Evolutionary expansion of the corticospinal system is linked to dexterity in Peromyscus mice

Animals have evolved behavioral variation to adapt to distinct environmental features. The expansion of neuron number is a potential neural mechanism underlying this behavioral adaptation. Corticospinal neurons (CSNs) are a classic example: an expansion in the corticospinal system in the primate lineage has been hypothesized to underlie their exceptional dexterity. However, the role of CSN number in behavior has been difficult to assess due to the large evolutionary distance between primates and less dexterous taxa with fewer CSNs. Here, we use deer mice ( Peromyscus maniculatus ) to overcome this challenge. We compared two closely related subspecies of deer mice: forest mice, which evolved dexterous climbing to support a semi-arboreal lifestyle, and prairie mice, which are less dexterous.

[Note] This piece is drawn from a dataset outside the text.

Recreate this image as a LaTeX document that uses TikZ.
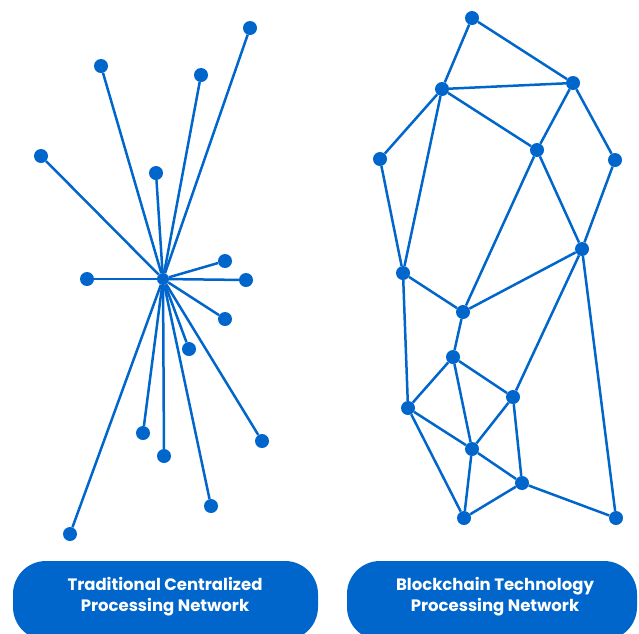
\documentclass[tikz,border=0pt]{standalone}
\usepackage{fontspec}
\setmainfont{Poppins}
\usetikzlibrary{positioning}
\definecolor{netblue}{RGB}{0,102,204}

\begin{document}
\begin{tikzpicture}[x=1pt,y=-1pt,
  dot/.style={circle,fill=netblue,inner sep=0pt,minimum size=14pt},
  hubdot/.style={circle,fill=netblue,inner sep=0pt,minimum size=12pt},
  link/.style={draw=netblue,line width=2.5pt},
  pill/.style={fill=netblue,rounded corners=33pt},
  caption/.style={text=white,align=center,font=\bfseries\fontsize{16.5}{21}\selectfont}]
\useasboundingbox (0,0) rectangle (639,633);

% centralized network
\node [hubdot] (hub) at (163,279) {};
\node [dot] (c1) at (250,28) {};
\node [dot] (c2) at (101,66) {};
\node [dot] (c3) at (201,75) {};
\node [dot] (c4) at (41,156) {};
\node [dot] (c5) at (156,173) {};
\node [dot] (c6) at (225,261) {};
\node [dot] (c7) at (87,279) {};
\node [dot] (c8) at (246,280) {};
\node [dot] (c9) at (225,319) {};
\node [dot] (c10) at (189,349) {};
\node [dot] (c11) at (143,433) {};
\node [dot] (c12) at (164,456) {};
\node [dot] (c13) at (262,441) {};
\node [dot] (c14) at (211,506) {};
\node [dot] (c15) at (70,534) {};
\foreach \leaf in {c1,c2,c3,c4,c5,c6,c7,c8,c9,c10,c11,c12,c13,c14,c15}
  \draw [link] (hub) -- (\leaf);

% blockchain network
\node [dot] (a) at (472,18) {};
\node [dot] (b) at (442,89) {};
\node [dot] (c) at (573,83) {};
\node [dot] (d) at (380,159) {};
\node [dot] (e) at (537,150) {};
\node [dot] (f) at (615,160) {};
\node [dot] (g) at (582,249) {};
\node [dot] (h) at (403,273) {};
\node [dot] (i) at (463,312) {};
\node [dot] (j) at (453,357) {};
\node [dot] (k) at (513,397) {};
\node [dot] (l) at (408,408) {};
\node [dot] (m) at (472,449) {};
\node [dot] (n) at (522,483) {};
\node [dot] (o) at (464,518) {};
\node [dot] (p) at (616,518) {};
\foreach \from/\to in {a/b,a/c,b/c,b/d,b/h,b/e,c/e,c/f,e/g,e/i,f/g,g/i,g/k,g/p,
    d/h,h/i,h/l,i/j,j/l,j/k,j/m,k/m,k/n,l/m,l/o,m/n,m/o,n/o,n/p}
  \draw [link] (\from) -- (\to);

% captions
\fill [pill] (13,561) rectangle (318,640);
\fill [pill] (347,561) rectangle (637,640);
\node [caption] (left label) at (165,597) {Traditional Centralized\\Processing Network};
\node [caption] (right label) at (495,597) {Blockchain Technology\\Processing Network};
\end{tikzpicture}
\end{document}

We find that forest mice have about two-fold larger corticospinal tracts (CSTs) driven by an increase in CSN number in secondary motor and sensory cortical areas (M2 and S2). Furthermore, in a reach-to-grasp test of dexterity, forest mice display higher success and greater grasping flexibility, using multiple grasp types. In contrast, prairie mice use a stereotyped scooping motion, consistent with the idea that an increase in CSN number supports more dexterous movement. High-throughput neural recordings during this task revealed a difference in the timing of neural activity between forest and prairie mice in M2, but not in primary motor cortex (M1): in forest mice, the peak of activity was shifted towards the time of grasp. Forest mice also outperform their prairie counterparts on an ecologically relevant climbing task, where they spend more time upright crossing a thin rod, move faster, and right themselves more quickly when they fall, suggesting a general increase in motor dexterity not restricted to hand use. To assess whether the increase in CSN number contributes to observed behavioral adaptations, we generated forest-prairie F2 hybrid animals with shuffled genomes, neural features, and behavior. We find that the F2 hybrids with larger CSTs perform better on the rod crossing task, suggesting that expansion of the CS system likely supports the adaptive increase in climbing dexterity in forest mice. Together, our work establishes the forest-prairie deer mouse system as a novel model to investigate the role of neuron number expansion, and CSNs in particular, in dexterous movement.